The largest islands of the Inner Hebrides are famous for their whisky, and Skye is no exception - the Talisker distillery has been quietly producing one of the finest single malts in the world since 1830, and its visitor centre is well worth a visit.
The rest of these islands follow a recurring pattern of large land masses surrounded by crumb-like scatters of tinier landfalls. There’s Mull, like a greener, more sculpted version of Skye with some of the air let out of its interior (and a picture-postcard main town of just a thousand people).
There’s Islay, another famous name in the whisky-making world, a landscape of beautiful coastline and waterlogged inland heaths. There’s Tiree, low and rolling and edged in sandy beaches that never seem to end.
That’s the Inner Hebrides. Nobody gets around it in a weekend, so if your visit is fleeting, make the most of where you are and leave the rest for next time, where it belongs.
Now take yourself back to that map, and trace your finger westwards. There’s no missing the next landmass along - it looks like the bones of some colossal sea-monster, with a huge head tapering down to a curling tail. Welcome to what the Scots themselves call “the Western Isles” - and what everyone else calls the Outer Hebrides.
That huge “skull” of an island at the top is called Lewis & Harris - the former to the north, the latter to the south, both joined at the middle. Lewis & Harris (as it’s singularly known) is the biggest and most populous island in Scotland, holding over 21,000 people - and it’s a 20 mile, 3 hour ferry ride from the mainland to Lewis’s capital, Stornoway.
This outer island chain is a procession of evocative, alien-sounding names (born from a mixing of Old Norse and Scots Gaelic): North and South Uist, Benbecula, Barra, Scalpay, Baleshire and more. It’s also fantastically nibbled into by the sea - around 24% of Scotland’s freshwater lochs are here, over 7,000 of them cracking these islands apart.
The Outer Hebrideans (or Long Islanders, to take the oldest-known name for these parts) make a living on top of some of the oldest rocks in Europe. You won’t find anything you could rightly call a town once you leave Stornoway behind - it’s a landscape of crofts and cottages in rapidly diminishing numbers as you move south through these islands, using the linking roads laid down in the 20th Century. It’s achingly beautiful, it hints at how fierce things could get up here in the dead of winter - and it certainly feels like the place that Scotland runs out and the sea takes over.

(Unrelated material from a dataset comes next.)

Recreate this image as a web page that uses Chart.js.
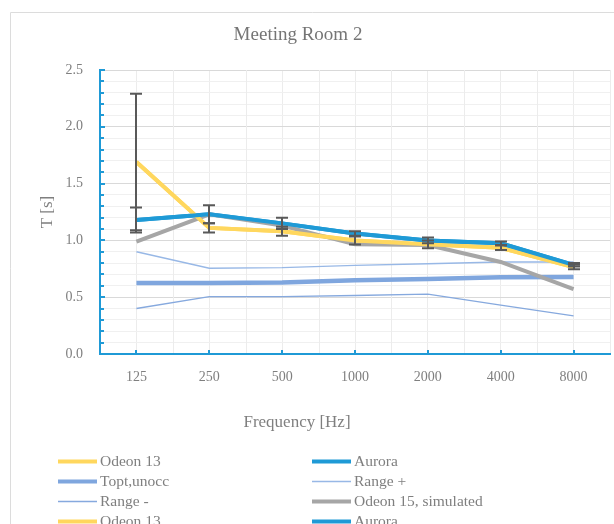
<!DOCTYPE html>
<html>
<head>
<meta charset="utf-8">
<script src="https://cdn.jsdelivr.net/npm/chart.js@4.4.1/dist/chart.umd.min.js"></script>
<style>
  html,body{margin:0;padding:0;background:#fff;}
  canvas{display:block;}
</style>
</head>
<body>
<canvas id="rtChart" width="614" height="524"></canvas>
<script>
// ------------------------------------------------------------
//  Meeting Room 2 - reverberation time per octave band
// ------------------------------------------------------------
const freqs=['125','250','500','1000','2000','4000','8000'];
const odeon13=[1.69,1.11,1.08,1.00,0.965,0.935,0.765];
const aurora=[1.18,1.23,1.15,1.06,1.00,0.975,0.785];
const toptUnocc=[0.625,0.625,0.63,0.65,0.66,0.675,0.678];
const rangePlus=[0.90,0.755,0.76,0.78,0.795,0.81,0.81];
const rangeMinus=[0.40,0.505,0.505,0.515,0.527,0.43,0.336];
const odeon15=[0.99,1.23,1.13,0.965,0.96,0.81,0.57];
const odeon13Err=[0.60,0.04,0.04,0.035,0.035,0.02,0.02];
const auroraErr=[0.11,0.08,0.05,0.02,0.025,0.015,0.015];
const yMajor=[0,0.5,1,1.5,2,2.5];
const yMinorStep=0.1;
const chartTitle='Meeting Room 2';
const xTitle='Frequency [Hz]';

const FONT='"Liberation Serif", "DejaVu Serif", serif';
const TXT='#7f7f7f';
const AXIS='#1f9ad6';
const ERRC='#595959';

function line(label,data,color,width,extra){
  return Object.assign({label,data,borderColor:color,backgroundColor:color,borderWidth:width,
    pointRadius:0,pointHoverRadius:0,tension:0,fill:false},extra||{});
}
// later series are painted on top, like the spreadsheet did
const sets=[
  line('Odeon 13',odeon13,'#ffd75e',4),
  line('Aurora',aurora,AXIS,4),
  line('Topt,unocc',toptUnocc,'#7fa6de',4.5),
  line('Range +',rangePlus,'#98b8e6',1.4),
  line('Range -',rangeMinus,'#86a9de',1.4),
  line('Odeon 15, simulated',odeon15,'#a6a6a6',4),
  line('Odeon 13',odeon13,'#ffd75e',4,{errorBars:odeon13Err}),
  line('Aurora',aurora,AXIS,4,{errorBars:auroraErr}),
];
sets.forEach((d,i)=>d.order=-i);

const isMajor=v=>Math.abs(v*2-Math.round(v*2))<1e-6;

// outer frame + the two titles (they sit left of the plot centre in the original)
const frame={id:'frame',beforeDraw(c){
  const x=c.ctx;x.save();x.strokeStyle='#dcdcdc';x.lineWidth=1;
  x.beginPath();x.moveTo(10.5,c.height+5);x.lineTo(10.5,12.5);x.lineTo(c.width+5,12.5);x.stroke();
  x.textAlign='center';x.textBaseline='middle';
  x.fillStyle='#757575';x.font='19px '+FONT;x.fillText(chartTitle,298,35);
  x.fillStyle=TXT;x.font='17px '+FONT;x.fillText(xTitle,297,423);
  x.restore();
}};

// second set of vertical grid lines (between bands) + inside tick marks
const extraGrid={id:'extraGrid',beforeDatasetsDraw(c){
  const x=c.ctx,xs=c.scales.x,a=c.chartArea;
  const step=xs.getPixelForValue(1)-xs.getPixelForValue(0);
  x.save();x.strokeStyle='#ececec';x.lineWidth=1;
  for(let i=1;i<=freqs.length;i++){
    const px=Math.round(xs.getPixelForValue(i)-step/2)+0.5;
    x.beginPath();x.moveTo(px,a.top);x.lineTo(px,a.bottom-1);x.stroke();
  }
  x.restore();
},afterDraw(c){
  const x=c.ctx,xs=c.scales.x,ys=c.scales.y,a=c.chartArea;
  x.save();x.strokeStyle=AXIS;x.lineWidth=2;
  ys.ticks.forEach(t=>{
    if(t.value===0) return;
    const py=Math.round(ys.getPixelForValue(t.value));
    x.beginPath();x.moveTo(a.left,py);x.lineTo(a.left+(isMajor(t.value)?5:4),py);x.stroke();
  });
  freqs.forEach((f,i)=>{
    const px=Math.round(xs.getPixelForValue(i));
    x.beginPath();x.moveTo(px,a.bottom);x.lineTo(px,a.bottom-4);x.stroke();
  });
  x.restore();
}};

const errorBars={id:'errorBars',afterDatasetsDraw(c){
  const x=c.ctx,ys=c.scales.y;
  x.save();x.strokeStyle=ERRC;x.lineWidth=2;
  c.data.datasets.forEach((d,di)=>{
    if(!d.errorBars) return;
    const meta=c.getDatasetMeta(di);
    meta.data.forEach((pt,i)=>{
      const e=d.errorBars[i],v=d.data[i];
      const hi=ys.getPixelForValue(v+e),lo=ys.getPixelForValue(v-e),px=Math.round(pt.x);
      x.beginPath();
      x.moveTo(px,hi);x.lineTo(px,lo);
      x.moveTo(px-6,hi);x.lineTo(px+6,hi);
      x.moveTo(px-6,lo);x.lineTo(px+6,lo);
      x.stroke();
    });
  });
  x.restore();
}};

// two-column legend under the axis title (cut by the picture edge)
const colLegend={id:'colLegend',afterDraw(c){
  const x=c.ctx,cols=[58,312],len=39,top=460.5,rowH=20.2;
  x.save();x.font='15.5px '+FONT;x.fillStyle=TXT;x.textBaseline='middle';x.textAlign='left';
  c.data.datasets.forEach((d,i)=>{
    const lx=cols[i%2],ly=Math.round(top+Math.floor(i/2)*rowH);
    x.strokeStyle=d.borderColor;x.lineWidth=Math.min(d.borderWidth,4);
    x.beginPath();x.moveTo(lx,ly+0.5);x.lineTo(lx+len,ly+0.5);x.stroke();
    x.fillText(d.label,lx+len+3,ly+1);
  });
  x.restore();
}};

new Chart(document.getElementById('rtChart'),{
  type:'line',
  data:{labels:freqs,datasets:sets},
  plugins:[frame,extraGrid,errorBars,colLegend],
  options:{
    responsive:false,animation:false,
    layout:{padding:{left:0,right:4,top:70,bottom:79}},
    plugins:{legend:{display:false},tooltip:{enabled:false},title:{display:false}},
    scales:{
      x:{
        offset:true,
        afterFit:s=>{s.height=91;},
        grid:{color:'#ececec',drawTicks:false,offset:false},
        border:{color:AXIS,width:2},
        ticks:{color:TXT,padding:15,font:{family:FONT,size:14},maxRotation:0},
        title:{display:false},
      },
      y:{
        min:0,max:2.5,
        afterFit:s=>{s.width=100;},
        afterBuildTicks:s=>{
          const t=[];for(let v=0;v<=2.5+1e-9;v+=yMinorStep) t.push({value:Math.round(v*10)/10});
          s.ticks=t;
        },
        grid:{drawTicks:false,color:ctx=>isMajor(ctx.tick.value)?'#d9d9d9':'#f0f0f0'},
        border:{color:AXIS,width:2},
        ticks:{autoSkip:false,color:TXT,padding:17,font:{family:FONT,size:14},
          callback:v=>yMajor.some(m=>Math.abs(m-v)<1e-6)?v.toFixed(1):''},
        title:{display:true,text:'T [s]',color:TXT,font:{family:FONT,size:17},padding:{top:37,bottom:0}},
      }
    }
  }
});
</script>
</body>
</html>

But there’s a whole other level of remoteness to go - and it’s just over the horizon to the far west.
Take an increasingly choppy boat-ride 41 miles west of Benbecula, and you’ll find the extreme Atlantic outpost of St Kilda - a four-island archipelago made of cliffs so bleak and vertiginous that they make your eyes water. Incredibly, the largest isle, Hirta, seems to have been occupied more or less continually from prehistoric times until 1930, when the entire population was evacuated to mainland Scotland after a succession of crop failures.
Today, St Kilda is a profoundly eerie place for visitors, thanks to the hundreds of stone cottages and storage huts that still stand on the main island, slowly falling into disrepair. Yet it’s also a natural wonderland, and so much of a haven for wildlife that it has been designated a World Heritage Site twice over - once for the birds, once for the remnants of human occupation.
The Guardian may have dubbed it “the edge of the world” (or at least of Britain) - but the isles of Scotland have one final card to play. It’s called Rockall - and you’d have to be out of your mind to go there.
For reasons that would be absolutely lost on everyone else, you’d have to head west once more, chugging into the deep ocean where the waves turn to mountains of water (some waves have been recorded at 29 metres tall). And at some point, if you’d plotted your course with the right amount of skill and luck, you’d see...something. Just sticking out of the waves.
Rockall is a 17-metre-tall lump of rock poking above sea level - the tip of a subterranean mountain. There’s no vegetation, no features of any description, and it’s both uninhabited and uninhabitable. Nevertheless, the human spirit for adventure being what it is, there have been many attempts to live on it, culminating in British adventurer Nick Hancock’s solo stay on the rock for 45 days in 2013.
Not quite nutty enough for you? Try this: the British government formally annexed Rockall in 1955 - because they were worried the Russian military might build a spy base on it.